The SPARK Challenge offers Grinnell students the opportunity to work together to address challenges faced by the larger Grinnell community. Community partners identify challenges unique to their work and agree to collaborate with groups of students to create short- and long-term solutions. Students who participate in SPARK engage with important issues of purpose, responsibility and justice beyond the campus.
A committee from Grinnell’s Donald and Winifred Wilson Center for Innovation and Leadership reviews students’ applications and selects the students best suited to each team. The teams then consult with their community partners, conduct relevant research and utilize their and their community partners’ knowledge and connections to create solutions that are innovative, practical and beneficial to the community.
SPARK then holds a pitch contest, open to the entire community, where the teams are given about 5 minutes to explain their challenge and pitch their solutions to a team of judges who are community members.
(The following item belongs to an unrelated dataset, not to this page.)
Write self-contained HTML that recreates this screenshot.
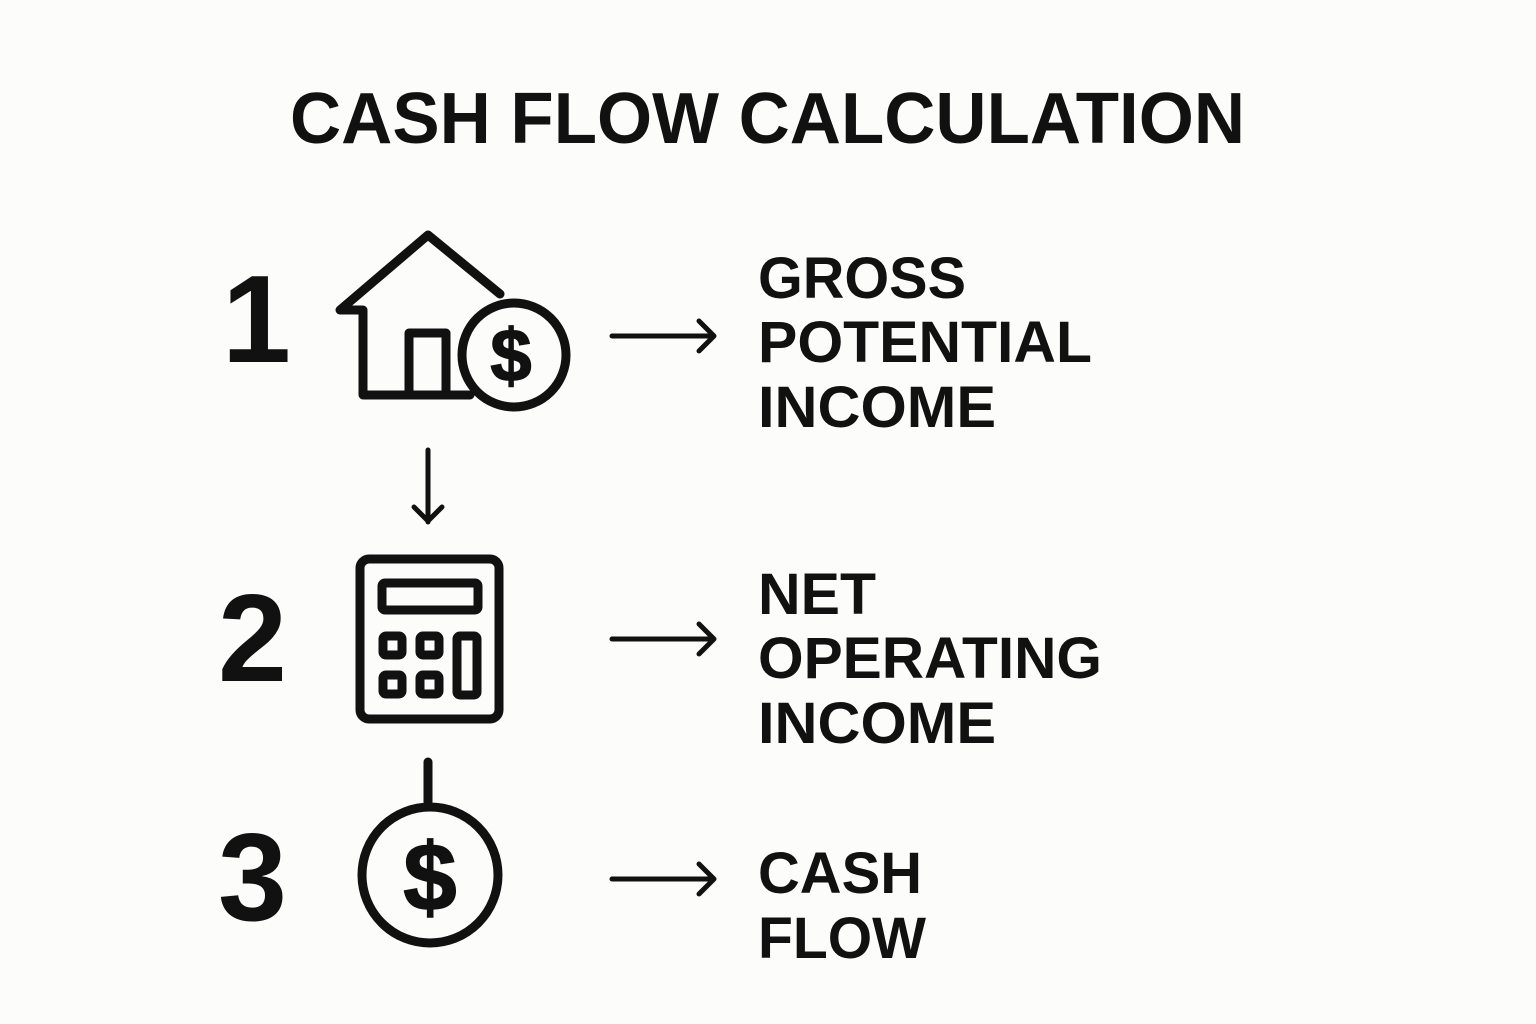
<!DOCTYPE html>
<html><head><style>
html,body{margin:0;padding:0;background:#fcfcfa;}
</style></head><body>
<svg width="1536" height="1024" viewBox="0 0 1536 1024" xmlns="http://www.w3.org/2000/svg" style="display:block">
<rect width="1536" height="1024" fill="#fcfcfa"/>
<g font-family="Liberation Sans, sans-serif" font-weight="bold" fill="#111">
<text x="290" y="143" font-size="72" textLength="955" lengthAdjust="spacingAndGlyphs">CASH FLOW CALCULATION</text>
<text x="222" y="362" font-size="124">1</text>
<text x="218" y="681" font-size="124">2</text>
<text x="218" y="920" font-size="124">3</text>
<g font-size="58">
<text x="758" y="298" textLength="208" lengthAdjust="spacingAndGlyphs">GROSS</text>
<text x="758" y="362" textLength="334" lengthAdjust="spacingAndGlyphs">POTENTIAL</text>
<text x="758" y="427" textLength="238" lengthAdjust="spacingAndGlyphs">INCOME</text>
<text x="758" y="614" textLength="118" lengthAdjust="spacingAndGlyphs">NET</text>
<text x="758" y="678" textLength="344" lengthAdjust="spacingAndGlyphs">OPERATING</text>
<text x="758" y="743" textLength="238" lengthAdjust="spacingAndGlyphs">INCOME</text>
<text x="758" y="893" textLength="164" lengthAdjust="spacingAndGlyphs">CASH</text>
<text x="758" y="958" textLength="168" lengthAdjust="spacingAndGlyphs">FLOW</text>
</g>
</g>
<g fill="none" stroke="#111" stroke-width="9" stroke-linecap="round" stroke-linejoin="round">
<!-- house -->
<polyline points="500,294 428,235 340,310 363,310 363,395 470,395"/>
<polyline points="409,395 409,333 446,333 446,395"/>
<circle cx="514" cy="355" r="52" fill="#fcfcfa"/>
<!-- calculator -->
<rect x="360" y="559" width="139" height="160" rx="9"/>
<rect x="382" y="583" width="96" height="27" rx="3"/>
<rect x="383" y="636" width="19" height="19" rx="3"/>
<rect x="420" y="636" width="19" height="19" rx="3"/>
<rect x="383" y="675" width="19" height="19" rx="3"/>
<rect x="420" y="675" width="19" height="19" rx="3"/>
<rect x="457" y="636" width="20" height="59" rx="3"/>
<!-- coin 3 -->
<line x1="428" y1="762" x2="428" y2="802"/>
<circle cx="430" cy="875" r="68"/>
</g>
<g fill="none" stroke="#111" stroke-width="5" stroke-linecap="round" stroke-linejoin="round">
<line x1="428" y1="450" x2="428" y2="522"/>
<polyline points="414,507 428,521 442,507"/>
<line x1="612" y1="336" x2="713" y2="336"/><polyline points="699,321 714,336 699,351"/>
<line x1="612" y1="639" x2="713" y2="639"/><polyline points="699,624 714,639 699,654"/>
<line x1="612" y1="879" x2="713" y2="879"/><polyline points="699,864 714,879 699,894"/>
</g>
<g font-family="Liberation Sans, sans-serif" font-weight="bold" fill="#111" text-anchor="middle" stroke="#111" stroke-width="1.5">
<text x="511" y="381" font-size="74">$</text>
<text x="430" y="910" font-size="96">$</text>
</g>
</svg>
</body></html>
The judges offer constructive feedback and, taking into account audience excitement and participation, determine which solution will receive up to $15,000 of implementation funding from the Wilson Center.
With these funds and through the support of the college’s Center for Careers, Life, and Service and the Service Learning Work-Study Program, SPARK winners and their community partners implement their solutions over the course of the following year. SPARK projects have filled gaps in service, reinvented means for providing services, and begun to disrupt systems that undergird community inequities.
Students report their work through SPARK has deepened their connection and understanding of the complexity of challenges faced by rural communities. Moreover, they say they have gained interpersonal competence, honed transferable professional skills, and better understand how their own values may drive their aspirations.
The 2017 winning team of three students tackled the issue of food insecurity in rural areas surrounding Grinnell, where many residents in need of food work long hours or have limited access to transportation.
The students created a feasible and sustainable mobile food pantry and resource service through a partnership with Mid-Iowa Community Action (MICA), a nonprofit that serves children and families in central Iowa, and Ramsey-Weeks Inc., a local real estate company and insurance agency that loaned its truck for use as the mobile pantry.
Since last summer the holistic mobile service has been helping low-income households throughout Poweshiek County in need of food and other self-sufficiency resources offered by MICA.